We don’t have WAR readily available (and it’s speculative anyway), but we do have Football Outsiders’ DYAR (Defense-Adjusted Yards Above Replacement), so let’s assume for now that the two are proportional. Last season, Tom Brady led the league with 1595 DYAR. Let’s also assume that due to age or an exodus of supporting talent, Brady is less effective the following year. Let’s say he declines by two Aaron Donalds, or in mathematical terms, say he produces 5/7 of his previous DYAR (knocking him down to about 1130). That would put him on par with the 2017 versions of Ben Roethlisberger, Matt Ryan, or Alex Smith in his final year with the Chiefs. All of those players are pretty good and in a vacuum, you may think that such a QB situation is fine, but in reality, you’ve lost two wins.
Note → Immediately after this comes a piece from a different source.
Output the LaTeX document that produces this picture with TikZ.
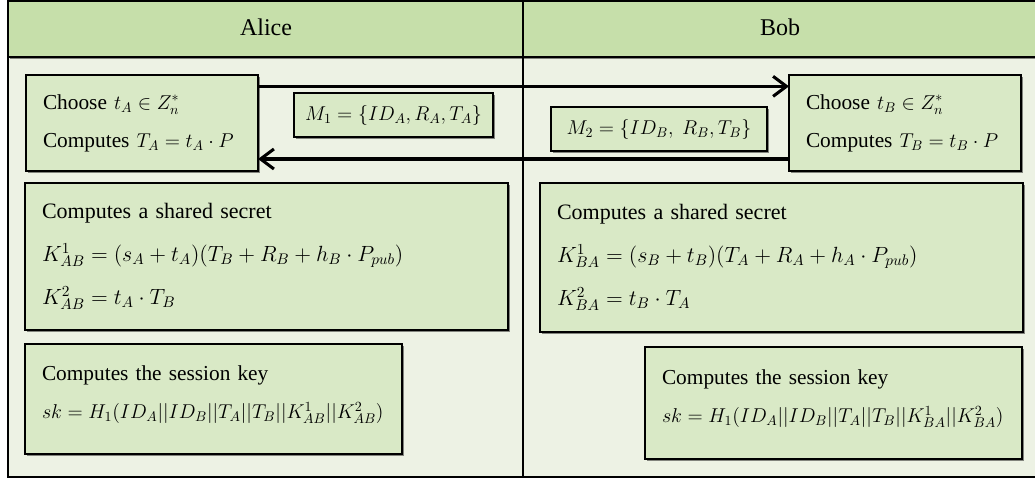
\RequirePackage{fix-cm}
\documentclass[tikz,border=0pt]{standalone}
\usepackage{fontspec}
\setmainfont{Liberation Serif}
\DeclareMathSizes{16}{15}{10.5}{8}
\DeclareMathSizes{16.5}{16.5}{11.5}{9}
\usetikzlibrary{shadows,arrows.meta}
\definecolor{headg}{RGB}{198,223,170}
\definecolor{boxg}{RGB}{217,233,198}
\definecolor{bodyg}{RGB}{237,242,228}
\begin{document}
\begin{tikzpicture}[x=0.75pt,y=-0.75pt,
  shad/.style={drop shadow={shadow xshift=1.4pt,shadow yshift=-1.4pt,opacity=0.45,fill=black}},
  head/.style={font=\fontsize{18}{20}\selectfont, inner sep=0pt},
  box/.style={draw=black, line width=1pt, fill=boxg, shad, anchor=north west, outer sep=0pt,
    inner xsep=12.75pt, inner ysep=0pt, align=left, font=\fontsize{16}{28.5}\selectfont},
  msg/.style={draw=black, line width=1pt, fill=boxg, shad, anchor=north west, outer sep=0pt,
    inner sep=0pt, align=center, font=\fontsize{16}{18}\selectfont},
  arr/.style={line width=2.3pt, -{Straight Barb[length=10pt,width=15pt]}}]
\useasboundingbox (0,0) rectangle (1035,478);
\clip (0,0) rectangle (1035,478);
% frame
\fill[bodyg] (8,57) rectangle (1040,477);
\fill[headg, shad] (8,1) rectangle (1040,57);
\draw[line width=1pt] (8,1) rectangle (1040,477);
\draw[line width=1.4pt] (8,57) -- (1040,57);
\draw[line width=1.3pt] (523,1) -- (523,477);
\node[head] (alice) at (266,27) {Alice};
\node[head] (bob) at (780,27) {Bob};
% Alice boxes
\node[box, minimum width=174pt, minimum height=72pt, text width=148.5pt] (A1) at (26,75)
  {\mbox{Choose $t_A \in Z_n^{*}$}\\ \mbox{Computes $T_A = t_A \cdot P$}};
\node[msg, minimum width=149.25pt, minimum height=33pt] (M1) at (294,93)
  {$M_1 = \{ID_A, R_A, T_A\}$};
\node[box, minimum width=362.25pt, minimum height=110.25pt, text width=336.75pt,
  font=\fontsize{16.5}{32}\selectfont] (A2) at (25,183)
  {Computes a shared secret\\
   \mbox{$K^1_{AB} = (s_A + t_A)\bigl(T_B + R_B + h_B \cdot P_{pub}\bigr)$}\\
   $K^2_{AB} = t_A \cdot T_B$};
\node[box, minimum width=282.75pt, minimum height=82.5pt, text width=257.25pt] (A3) at (25,344)
  {Computes the session key\\
   \mbox{$sk = H_1\bigl(ID_A\big||ID_B||T_A\big||T_B||K^1_{AB}||K^2_{AB}\bigr)$}\\[-18.5pt]\mbox{}};
% Bob boxes
\node[box, minimum width=174pt, minimum height=72pt, text width=148.5pt] (B1) at (789,75)
  {\mbox{Choose $t_B \in Z_n^{*}$}\\ \mbox{Computes $T_B = t_B \cdot P$}};
\node[msg, minimum width=162pt, minimum height=33pt] (M2) at (551,107)
  {$M_2 = \{ID_B,\ R_B, T_B\}$};
\node[box, minimum width=362.25pt, minimum height=111.75pt, text width=336.75pt,
  font=\fontsize{16.5}{32}\selectfont] (B2) at (540,183)
  {Computes a shared secret\\
   \mbox{$K^1_{BA} = (s_B + t_B)\bigl(T_A + R_A + h_A \cdot P_{pub}\bigr)$}\\
   $K^2_{BA} = t_B \cdot T_A$};
\node[box, minimum width=282.75pt, minimum height=84pt, text width=257.25pt] (B3) at (645,347)
  {Computes the session key\\
   \mbox{$sk = H_1\bigl(ID_A\big||ID_B||T_A\big||T_B||K^1_{BA}||K^2_{BA}\bigr)$}\\[-18.5pt]\mbox{}};
% messages
\draw[arr] ([yshift=-8.5pt]A1.north east) -- ([yshift=-8.5pt]B1.north west);
\draw[arr] ([yshift=9pt]B1.south west) -- ([yshift=9pt]A1.south east);
\end{tikzpicture}
\end{document}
In reality, Brady has been quite a bit worse than that this season, on pace for just 704 DYAR; the Pats, who went 13-3 last season, are 7-3 this year with a 6-4 Pythagorean record. The Patriots are fortunate that they don’t actually pay Brady all that much and that they play in one of the worst divisions in NFL history. But even with those factors working for them, they are noticeably worse.

In 2011 Aaron Rodgers played one of the greatest offensive seasons ever, and put up 2059 DYAR, a staggering total. He did this while consuming only 6% of the Packers’ salary cap. The Packers had drafted well and used some of their free cap space on a cornerback named Charles Woodson, who took up 7% of the cap, allowing them to field a dominant team.

Since that time, Rodgers’ highest DYAR was 1564, which is good, but still only 75% of his 2011 season. In 2016 — again, a pretty good year — it fell to 1279. This season, he is on pace for just 534 DYAR. Put simply, in 2011 Rodgers produced 343 DYAR for every percentage point of salary cap he consumed. This season, he is likely to produce 48.5 DYAR per 1% of salary cap consumed. It’s difficult to make up the difference at other positions because your money doesn’t go as far at other positions, and because Rodgers is consuming more of it.

An Impossible Problem

When you have to pay a quarterback in the NFL, life gets tough fast. You get an enormous surplus value from quarterbacks on their rookie deals even if they aren’t very good. Call it “Trubisky’s Law” if you want. Aaron Rodgers at his peak gave you well in excess of anything you could reasonably pay him under the cap, but there is no guarantee that continues, and for every Tom Brady, playing well at 40, there’s a Peyton Manning who was washed up at 39. Whatever the Packers do going forward, the time to find a successor is here.